DATA FOR THE TASK |
========================================

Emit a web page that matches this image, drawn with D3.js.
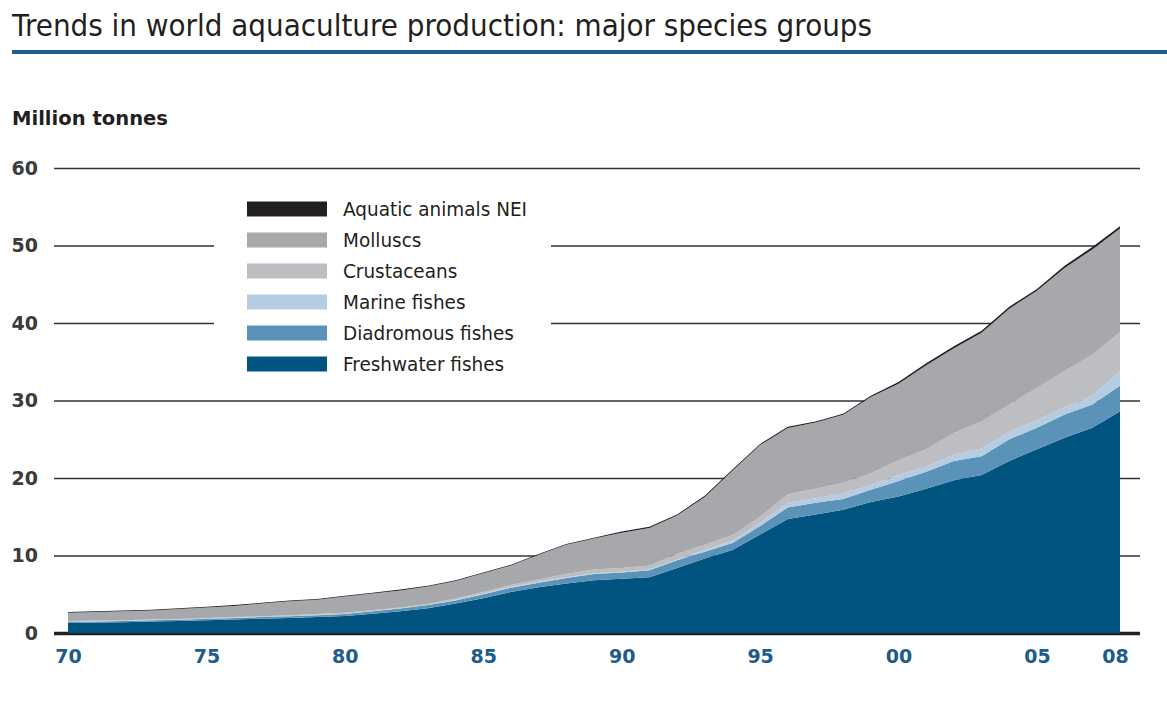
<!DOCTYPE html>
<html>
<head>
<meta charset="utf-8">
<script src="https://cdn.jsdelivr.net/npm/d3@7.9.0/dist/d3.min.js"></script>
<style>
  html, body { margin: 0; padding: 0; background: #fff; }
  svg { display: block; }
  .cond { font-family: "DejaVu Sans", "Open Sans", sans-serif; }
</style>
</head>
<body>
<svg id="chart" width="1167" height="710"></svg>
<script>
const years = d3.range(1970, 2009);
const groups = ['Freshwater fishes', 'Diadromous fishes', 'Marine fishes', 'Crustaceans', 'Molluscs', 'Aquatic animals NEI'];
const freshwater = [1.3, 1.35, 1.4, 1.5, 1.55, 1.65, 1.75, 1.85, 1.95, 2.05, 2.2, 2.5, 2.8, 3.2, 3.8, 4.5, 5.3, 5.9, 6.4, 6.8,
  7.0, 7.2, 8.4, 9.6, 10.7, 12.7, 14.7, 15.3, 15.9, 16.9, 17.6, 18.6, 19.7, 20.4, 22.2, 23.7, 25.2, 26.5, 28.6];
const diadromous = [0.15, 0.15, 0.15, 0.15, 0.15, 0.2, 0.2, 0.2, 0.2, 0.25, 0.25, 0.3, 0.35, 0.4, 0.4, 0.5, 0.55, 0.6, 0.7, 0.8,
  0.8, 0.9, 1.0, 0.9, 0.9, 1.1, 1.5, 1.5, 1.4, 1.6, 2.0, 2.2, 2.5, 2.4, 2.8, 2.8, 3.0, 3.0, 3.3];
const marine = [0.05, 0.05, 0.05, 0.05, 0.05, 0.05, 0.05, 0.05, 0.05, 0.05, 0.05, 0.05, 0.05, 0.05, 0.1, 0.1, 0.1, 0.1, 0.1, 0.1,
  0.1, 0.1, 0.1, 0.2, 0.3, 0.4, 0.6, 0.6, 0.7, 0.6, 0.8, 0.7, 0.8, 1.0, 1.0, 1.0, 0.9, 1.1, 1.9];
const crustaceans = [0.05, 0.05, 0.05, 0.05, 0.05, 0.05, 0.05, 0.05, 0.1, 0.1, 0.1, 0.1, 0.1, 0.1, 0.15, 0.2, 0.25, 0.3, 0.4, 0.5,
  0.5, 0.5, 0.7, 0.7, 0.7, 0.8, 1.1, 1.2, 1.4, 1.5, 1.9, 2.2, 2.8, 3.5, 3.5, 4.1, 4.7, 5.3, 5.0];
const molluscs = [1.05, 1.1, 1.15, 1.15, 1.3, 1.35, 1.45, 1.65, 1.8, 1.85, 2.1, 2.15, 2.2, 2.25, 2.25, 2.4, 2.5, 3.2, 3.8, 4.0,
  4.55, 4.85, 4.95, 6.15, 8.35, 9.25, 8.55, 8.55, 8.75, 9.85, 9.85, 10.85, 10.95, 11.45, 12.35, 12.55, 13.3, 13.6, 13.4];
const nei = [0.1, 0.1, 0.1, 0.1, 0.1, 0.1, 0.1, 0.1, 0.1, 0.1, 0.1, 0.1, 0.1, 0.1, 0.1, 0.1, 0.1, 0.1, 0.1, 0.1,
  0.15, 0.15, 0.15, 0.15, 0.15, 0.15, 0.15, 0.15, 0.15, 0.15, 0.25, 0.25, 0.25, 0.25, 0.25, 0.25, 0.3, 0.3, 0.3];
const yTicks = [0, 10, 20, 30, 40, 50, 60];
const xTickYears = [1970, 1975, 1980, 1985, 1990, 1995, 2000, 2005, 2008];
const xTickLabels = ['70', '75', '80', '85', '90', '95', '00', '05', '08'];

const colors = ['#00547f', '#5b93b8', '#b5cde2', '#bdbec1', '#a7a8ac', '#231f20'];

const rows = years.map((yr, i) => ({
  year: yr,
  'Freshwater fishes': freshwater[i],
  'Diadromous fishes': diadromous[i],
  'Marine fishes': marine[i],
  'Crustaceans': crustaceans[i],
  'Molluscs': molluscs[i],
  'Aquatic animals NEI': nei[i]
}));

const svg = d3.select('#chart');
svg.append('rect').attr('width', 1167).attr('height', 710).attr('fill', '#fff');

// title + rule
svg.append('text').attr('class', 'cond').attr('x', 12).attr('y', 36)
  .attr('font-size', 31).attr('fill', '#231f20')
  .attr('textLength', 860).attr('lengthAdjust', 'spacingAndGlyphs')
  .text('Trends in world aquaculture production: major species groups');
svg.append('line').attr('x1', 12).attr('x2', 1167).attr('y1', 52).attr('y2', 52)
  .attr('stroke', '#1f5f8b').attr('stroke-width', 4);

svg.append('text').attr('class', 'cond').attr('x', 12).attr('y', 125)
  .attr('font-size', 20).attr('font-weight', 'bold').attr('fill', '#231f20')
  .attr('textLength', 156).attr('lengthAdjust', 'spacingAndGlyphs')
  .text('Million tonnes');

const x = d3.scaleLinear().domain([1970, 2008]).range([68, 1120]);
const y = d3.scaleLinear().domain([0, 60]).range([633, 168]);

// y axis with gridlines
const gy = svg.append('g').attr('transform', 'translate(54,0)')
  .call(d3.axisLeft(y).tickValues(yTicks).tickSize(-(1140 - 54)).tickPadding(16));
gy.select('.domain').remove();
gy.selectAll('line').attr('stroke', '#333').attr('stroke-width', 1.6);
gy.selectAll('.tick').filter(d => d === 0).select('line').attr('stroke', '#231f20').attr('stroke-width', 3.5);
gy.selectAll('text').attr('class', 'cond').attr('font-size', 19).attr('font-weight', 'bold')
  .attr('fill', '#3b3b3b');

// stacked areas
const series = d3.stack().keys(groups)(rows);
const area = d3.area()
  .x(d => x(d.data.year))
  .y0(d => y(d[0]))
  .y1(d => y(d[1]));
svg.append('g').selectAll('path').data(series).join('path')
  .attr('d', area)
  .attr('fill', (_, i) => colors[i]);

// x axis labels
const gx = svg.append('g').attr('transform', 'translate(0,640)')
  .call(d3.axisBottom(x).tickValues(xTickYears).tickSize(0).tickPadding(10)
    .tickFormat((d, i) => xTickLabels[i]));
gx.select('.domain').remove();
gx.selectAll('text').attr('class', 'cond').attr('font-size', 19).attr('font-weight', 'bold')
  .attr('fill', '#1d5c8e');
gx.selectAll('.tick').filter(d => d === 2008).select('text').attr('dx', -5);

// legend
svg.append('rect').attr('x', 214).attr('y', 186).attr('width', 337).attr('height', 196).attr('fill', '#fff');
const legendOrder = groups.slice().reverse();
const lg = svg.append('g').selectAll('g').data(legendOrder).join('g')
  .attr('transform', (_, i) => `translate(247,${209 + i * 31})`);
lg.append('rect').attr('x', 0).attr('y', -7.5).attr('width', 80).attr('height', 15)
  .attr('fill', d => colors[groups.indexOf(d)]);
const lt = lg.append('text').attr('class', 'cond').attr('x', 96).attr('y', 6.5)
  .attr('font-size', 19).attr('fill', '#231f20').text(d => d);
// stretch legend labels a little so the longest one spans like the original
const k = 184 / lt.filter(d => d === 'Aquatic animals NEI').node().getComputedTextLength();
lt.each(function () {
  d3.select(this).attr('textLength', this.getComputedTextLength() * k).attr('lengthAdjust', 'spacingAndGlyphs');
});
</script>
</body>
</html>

========================================

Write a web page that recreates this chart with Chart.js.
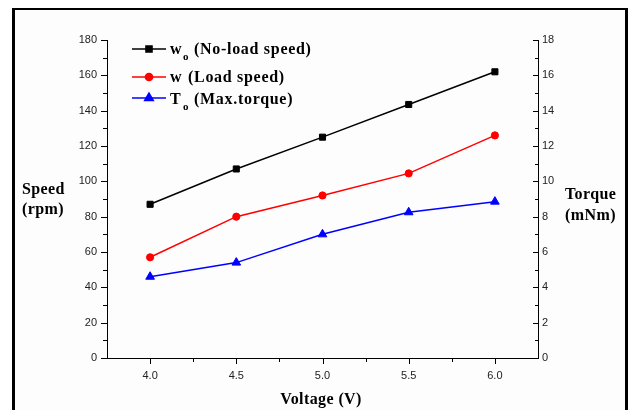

========================================

WHAT YOU SHOULD DO |
Say how many lines in the entries contain the string "that", and say nothing else.

EXERCISE RESULT |
2